Cette situation n’a rien d’exceptionnel : elle illustre ce que tous les parieurs finissent par rencontrer.
Ce n’est pas de la malchance, ni un complot du hasard. C’est un phénomène statistique inévitable : la variance.
Elle frappe sans prévenir, amplifie les séries noires comme les périodes fastes, et finit par briser la plupart des parieurs qui n’ont pas appris à la contrôler.
La question essentielle n’est donc pas “comment éviter la variance ?”, mais bien : comment gérer la variance en paris sportifs, et protéger durablement sa bankroll ?
Dans cet article, nous allons voir :
- pourquoi raisonner à court terme est une erreur fatale,
- quelles méthodes de gestion du risque permettent de résister aux séries négatives,
- et comment transformer la variance en alliée, plutôt qu’en ennemie.
Comprendre la variance en paris sportifs
Qu’est-ce que la variance ?
En statistiques, la variance mesure la dispersion des résultats autour de la moyenne. Appliquée aux paris sportifs, elle traduit l’écart — parfois brutal — entre ce que l’on devrait obtenir “en théorie” et ce qui se passe réellement “dans la pratique”.
Prenons un exemple simple : miser sur un pile ou face. La probabilité de gagner est de 50 %. Pourtant, sur une série de 10 lancers, rien n’interdit d’obtenir 7 fois pile et seulement 3 fois face. À court terme, les résultats s’éloignent fortement de l’équilibre attendu. C’est exactement ce qui se produit dans les paris sportifs : même avec une stratégie solide, les séries positives et négatives s’enchaînent de façon imprévisible.

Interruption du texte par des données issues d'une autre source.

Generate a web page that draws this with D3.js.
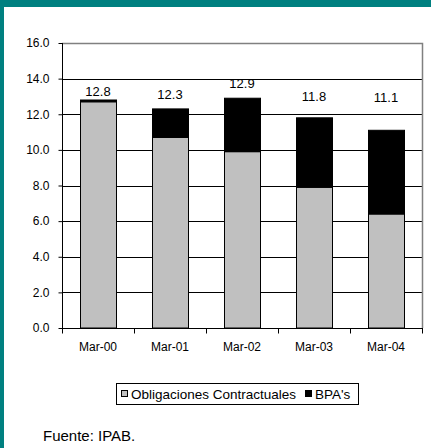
<!DOCTYPE html>
<html>
<head>
<meta charset="utf-8">
<script src="https://cdn.jsdelivr.net/npm/d3@7"></script>
<style>
  html, body { margin: 0; padding: 0; background: #fff; }
  svg { display: block; font-family: "Liberation Sans", Arial, sans-serif; }
</style>
</head>
<body>
<svg id="chart" width="431" height="448"></svg>
<script>
// Periods (March of each year)
const categories = ["Mar-00", "Mar-01", "Mar-02", "Mar-03", "Mar-04"];
// Obligaciones contractuales
const obligaciones = [12.7, 10.7, 9.9, 7.9, 6.4];
// BPA's
const bpas = [0.1, 1.6, 3.0, 3.9, 4.7];
// Totals printed above each bar
const totals = [12.8, 12.3, 12.9, 11.8, 11.1];
const yTicks = [0, 2, 4, 6, 8, 10, 12, 14, 16];
const seriesNames = ["Obligaciones Contractuales", "BPA's"];
const seriesColors = ["#c0c0c0", "#000000"];
// vertical nudge (px) of each total label above its bar
const labelLift = [4, 10, 10, 17, 28];

const svg = d3.select("#chart");
const W = 431, H = 448;

// teal frame strips (top and left)
svg.append("rect").attr("x", 0).attr("y", 0).attr("width", W).attr("height", 7).attr("fill", "#008080");
svg.append("rect").attr("x", 0).attr("y", 0).attr("width", 4).attr("height", H).attr("fill", "#008080");

const mLeft = 62, mRight = 422, mTop = 43, mBottom = 328;

const x = d3.scaleBand().domain(categories).range([mLeft, mRight]).paddingInner(0.5).paddingOuter(0.25);
const xb = d3.scaleBand().domain(categories).range([mLeft, mRight]);
const y = d3.scaleLinear().domain([0, 16]).range([mBottom, mTop]);

// horizontal gridlines
svg.append("g").selectAll("line").data(yTicks.filter(d => d > 0 && d < 16)).join("line")
  .attr("x1", mLeft).attr("x2", mRight)
  .attr("y1", d => Math.round(y(d)) + 0.5).attr("y2", d => Math.round(y(d)) + 0.5)
  .attr("stroke", "#000").attr("stroke-width", 1);

// plot frame top and right
svg.append("path")
  .attr("d", `M${mLeft},${Math.round(y(16)) + 0.5}H${mRight + 0.5}V${mBottom}`)
  .attr("fill", "none").attr("stroke", "#808080").attr("stroke-width", 1.5);

// stacked bars
const stack = categories.map((c, i) => ({ c, o: obligaciones[i], b: bpas[i] }));
const g = svg.append("g");
g.selectAll("rect.o").data(stack).join("rect").attr("class", "o")
  .attr("x", d => x(d.c) + 0.5).attr("width", x.bandwidth())
  .attr("y", d => y(d.o)).attr("height", d => y(0) - y(d.o))
  .attr("fill", seriesColors[0]).attr("stroke", "#000").attr("stroke-width", 1);
g.selectAll("rect.b").data(stack).join("rect").attr("class", "b")
  .attr("x", d => x(d.c) + 0.5).attr("width", x.bandwidth())
  .attr("y", d => y(d.o + d.b)).attr("height", d => y(d.o) - y(d.o + d.b))
  .attr("fill", seriesColors[1]).attr("stroke", "#000").attr("stroke-width", 1);

// total labels
svg.append("g").selectAll("text").data(totals).join("text")
  .attr("x", (d, i) => x(categories[i]) + x.bandwidth() / 2)
  .attr("y", (d, i) => y(d) - labelLift[i])
  .attr("text-anchor", "middle").attr("font-size", 13).attr("fill", "#000")
  .text(d => d.toFixed(1));

// y axis
const yAxis = d3.axisLeft(y).tickValues(yTicks).tickFormat(d3.format(".1f")).tickSize(4).tickPadding(9);
const ya = svg.append("g").attr("transform", `translate(${mLeft + 0.5},0)`).call(yAxis);
ya.select(".domain").attr("stroke", "#000").attr("d", `M0,${y(16)}V${mBottom}`);
ya.selectAll("text").attr("font-size", 12).attr("font-family", "Liberation Sans, Arial, sans-serif").attr("fill", "#000");
ya.selectAll("line").attr("stroke", "#000");

// x axis: ticks at category boundaries
const xa = svg.append("g").attr("transform", `translate(0,${mBottom + 0.5})`);
xa.append("line").attr("x1", mLeft).attr("x2", mRight + 1).attr("stroke", "#000");
xa.selectAll("line.t").data(categories.map(c => xb(c)).concat([mRight])).join("line").attr("class", "t")
  .attr("x1", d => Math.round(d) + 0.5).attr("x2", d => Math.round(d) + 0.5)
  .attr("y1", 0).attr("y2", 5).attr("stroke", "#000");
xa.selectAll("text").data(categories).join("text")
  .attr("x", d => xb(d) + xb.bandwidth() / 2).attr("y", 22)
  .attr("text-anchor", "middle").attr("font-size", 12).attr("fill", "#000")
  .text(d => d);

// legend
const lg = svg.append("g");
lg.append("rect").attr("x", 116.5).attr("y", 383.5).attr("width", 242).attr("height", 21)
  .attr("fill", "#fff").attr("stroke", "#000").attr("stroke-width", 1);
const items = [{ x: 121, name: seriesNames[0], color: seriesColors[0] }, { x: 305, name: seriesNames[1], color: seriesColors[1] }];
items.forEach(it => {
  lg.append("rect").attr("x", it.x + 0.5).attr("y", 390.5).attr("width", 6).attr("height", 6)
    .attr("fill", it.color).attr("stroke", "#000").attr("stroke-width", 1);
  lg.append("text").attr("x", it.x + 10).attr("y", 398.5).attr("font-size", 13.5).attr("fill", "#000").text(it.name);
});

// source note
svg.append("text").attr("x", 43).attr("y", 441).attr("font-size", 15).attr("fill", "#000").text("Fuente: IPAB.");
</script>
</body>
</html>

En d’autres termes, la variance n’est pas un bug. C’est une caractéristique normale du hasard. Et c’est précisément ce qui piège la majorité des parieurs : confondre fluctuations temporaires avec vérité statistique.
La loi des grands nombres : pourquoi seul le long terme compte
La bonne nouvelle, c’est que ces écarts finissent par se résorber avec le temps. C’est le principe de la loi des grands nombres : plus on augmente le nombre de paris, plus les résultats réels tendent à se rapprocher de l’espérance mathématique.
Reprenons l’exemple du pile ou face : sur 10 lancers, on peut avoir 7–3. Sur 100 lancers, les écarts se réduisent et on se rapproche souvent de 50–50. Sur 1 000 ou 10 000 lancers, la proportion se stabilise encore davantage autour des 50 %.
En paris sportifs, c’est la même logique : un parieur qui applique une méthode rentable peut subir une série noire de 20 paris perdants, mais sur plusieurs centaines ou milliers de mises, sa courbe de résultats reflètera progressivement la qualité de ses choix, et non la variance du court terme.

Du court terme au long terme : un changement de perspective
C’est là que réside la clé : arrêter de juger une stratégie ou une méthode sur quelques jours ou quelques dizaines de paris. Le court terme est gouverné par la variance, parfois cruelle. Le long terme, lui, révèle la valeur réelle d’une approche.
Autrement dit, apprendre à gérer la variance, ce n’est pas chercher à la supprimer. C’est accepter qu’elle fait partie du jeu, et développer des outils de gestion de bankroll et de discipline pour qu’elle ne détruise pas la trajectoire d’un parieur rentable.
Protéger ta bankroll : les bases incontournables
La bankroll, c’est ton capital de jeu. Sans une gestion rigoureuse, même la meilleure stratégie de paris peut être anéantie par une mauvaise série. La variance est inévitable, mais son impact peut être limité si la bankroll est protégée par des règles simples et éprouvées.
Gestion de bankroll fixe
La première règle est d’éviter les mises disproportionnées. Miser un pourcentage fixe de sa bankroll — par exemple 1 à 2 % par pari — permet de limiter le risque de ruine.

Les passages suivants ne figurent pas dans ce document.